席越对她的戒备和攻击性不太在意,指了指椅子:“你要不要先坐下。本来不想这么快的,但是我觉得有些奇怪,这些天以来,我没看见你着急过,虽然发生了这样匪夷所思的狗血事件,但你好像,没有那么伤心。去做个测试——这是个最简单的解决办法,你肯定想过。只要等一个月的事,这个鉴定结果不能跟他一起等吗?反正,他迟早会知道。”
席越在她越来越难看的脸色里短暂停顿了几秒:“所以,我只是想问你,你对褚望秦,真有你想的那么在乎吗?”
诚然,所谓‘不管遇到什么事都要携手面对’现在已经成了万能鸡汤,泛滥到清醒的人看一眼都觉得反胃。

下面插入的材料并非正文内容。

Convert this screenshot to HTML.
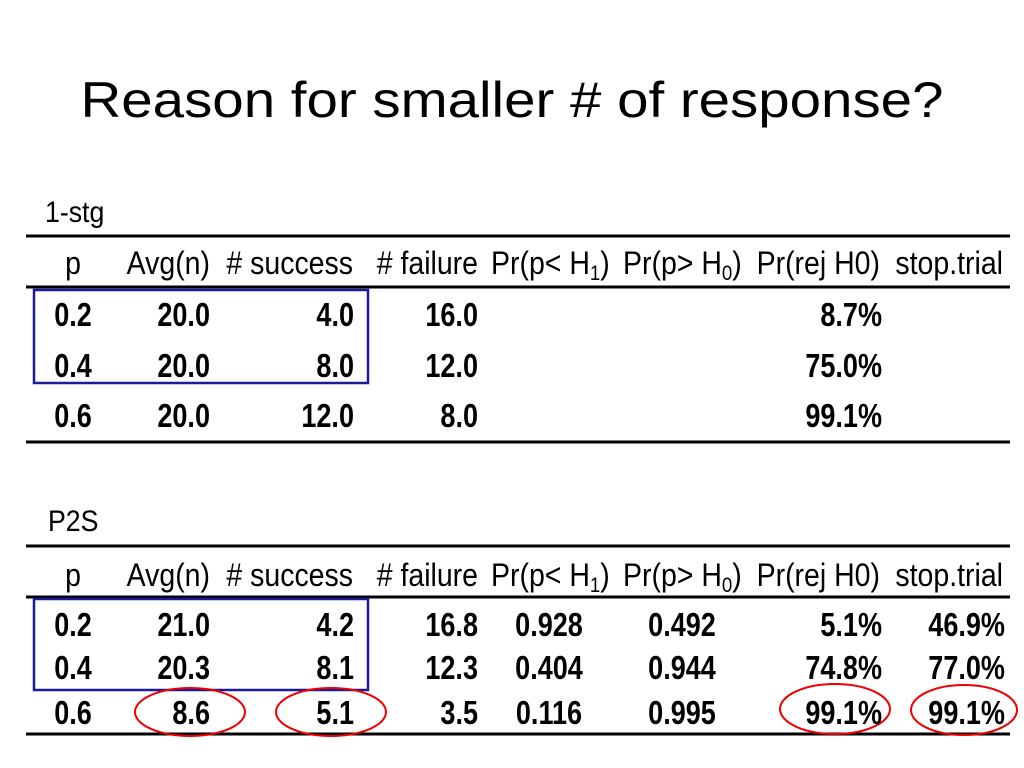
<!DOCTYPE html>
<html><head><meta charset="utf-8"><style>
body{margin:0;background:#fff;}
svg{display:block;font-family:"Liberation Sans",Arial,sans-serif;}
</style></head><body>
<svg id="s" width="1024" height="768" viewBox="0 0 1024 768">
<text x="512" y="117" text-anchor="middle" font-size="50" textLength="863" lengthAdjust="spacingAndGlyphs">Reason for smaller # of response?</text>
<line x1="26" y1="236" x2="1010" y2="236" stroke="#000" stroke-width="3"/>
<line x1="26" y1="287" x2="1010" y2="287" stroke="#000" stroke-width="3"/>
<line x1="26" y1="442" x2="1010" y2="442" stroke="#000" stroke-width="3"/>
<line x1="26" y1="546" x2="1010" y2="546" stroke="#000" stroke-width="3"/>
<line x1="26" y1="597" x2="1010" y2="597" stroke="#000" stroke-width="3"/>
<line x1="26" y1="734" x2="1010" y2="734" stroke="#000" stroke-width="3"/>
<rect x="34" y="290" width="334" height="93" fill="none" stroke="#1a1a9a" stroke-width="2.5"/>
<rect x="34" y="599" width="334" height="91" fill="none" stroke="#1a1a9a" stroke-width="2.5"/>
<ellipse cx="190" cy="712" rx="55" ry="24" fill="none" stroke="#e00" stroke-width="2"/>
<ellipse cx="331" cy="712" rx="55" ry="24" fill="none" stroke="#e00" stroke-width="2"/>
<ellipse cx="835" cy="709" rx="55" ry="25" fill="none" stroke="#e00" stroke-width="2"/>
<ellipse cx="964" cy="710" rx="53" ry="25" fill="none" stroke="#e00" stroke-width="2"/>
<g id="g" transform="scale(0.82,1)"></g>
<g id="h" transform="scale(0.89,1)"></g>
</svg>
<script>
const cols=[{x:73,a:"middle"},{x:210,a:"end"},{x:354,a:"end"},{x:478,a:"end"},{x:549,a:"middle"},{x:682,a:"middle"},{x:882,a:"end"},{x:1005,a:"end"}];
const t1rows=[["0.2","20.0","4.0","16.0","","","8.7%",""],["0.4","20.0","8.0","12.0","","","75.0%",""],["0.6","20.0","12.0","8.0","","","99.1%",""]];
const t2rows=[["0.2","21.0","4.2","16.8","0.928","0.492","5.1%","46.9%"],["0.4","20.3","8.1","12.3","0.404","0.944","74.8%","77.0%"],["0.6","8.6","5.1","3.5","0.116","0.995","99.1%","99.1%"]];
const g=document.getElementById('g');const h=document.getElementById('h');const NS="http://www.w3.org/2000/svg";
function txt(x,y,s,a,bold,size,name,hdr){const S=hdr?0.89:0.82;const e=document.createElementNS(NS,'text');e.setAttribute('x',x/S);e.setAttribute('y',y);e.setAttribute('text-anchor',a);e.setAttribute('font-size',size);if(bold)e.setAttribute('font-weight','bold');e.textContent=s;


(hdr?h:g).appendChild(e);return e;}
function sub(e,base,sb,post){e.textContent=base;const ts=document.createElementNS(NS,'tspan');ts.setAttribute('font-size','21');ts.setAttribute('dy','6');ts.textContent=sb;e.appendChild(ts);const t2=document.createElementNS(NS,'tspan');t2.setAttribute('dy','-6');t2.textContent=post;e.appendChild(t2);}
function header(y,p){
 txt(73,y,"p","middle",false,32,p+"-header-p",1);
 txt(210,y,"Avg(n)","end",false,32,p+"-header-avg-n",1);
 txt(353,y,"# success","end",false,32,p+"-header-success",1);
 txt(478,y,"# failure","end",false,32,p+"-header-failure",1);
 const a=txt(491,y,"","start",false,32,p+"-header-pr-h1",1);sub(a,"Pr(p< H","1",")");
 const b=txt(623,y,"","start",false,32,p+"-header-pr-h0",1);sub(b,"Pr(p> H","0",")");
 txt(880,y,"Pr(rej H0)","end",false,32,p+"-header-rej",1);
 txt(1003,y,"stop.trial","end",false,32,p+"-header-stop",1);
}
txt(45,222,"1-stg","start",false,30,"table1-label",1);
txt(48,531,"P2S","start",false,30,"table2-label",1);
header(274,"table1");header(586,"table2");
function rows(data,ys,p){data.forEach((r,i)=>r.forEach((v,j)=>{if(v)txt(cols[j].x,ys[i],v,cols[j].a,true,33,p+"-r"+(i+1)+"-c"+(j+1),0);}));}
rows(t1rows,[326,377,427],"table1");
rows(t2rows,[636,679,724],"table2");
</script>
</body></html>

可表现的这么正常,这心理素质,要么不是常人,要么是不爱。
楚爱甜缓缓坐下:“我要是问你,你是谁……席编应该不会回答我的,对吗?”
席越小幅度耸了耸肩,身体语言透着懒散。
“那我凭什么回答你的问题?”
楚爱甜重新染过的黑发已经长长了一些,碎发随着她嘲讽地歪头遮住了部分眉眼,却更加清晰地勾勒出她五官深邃明亮的气势来。
“凭我要告诉你的事实。”
他们没有点东西,但是服务员给了两杯冰美式:因为这是每次席越来都会点的,不加糖的美式,即使已经入冬,他也不要热饮。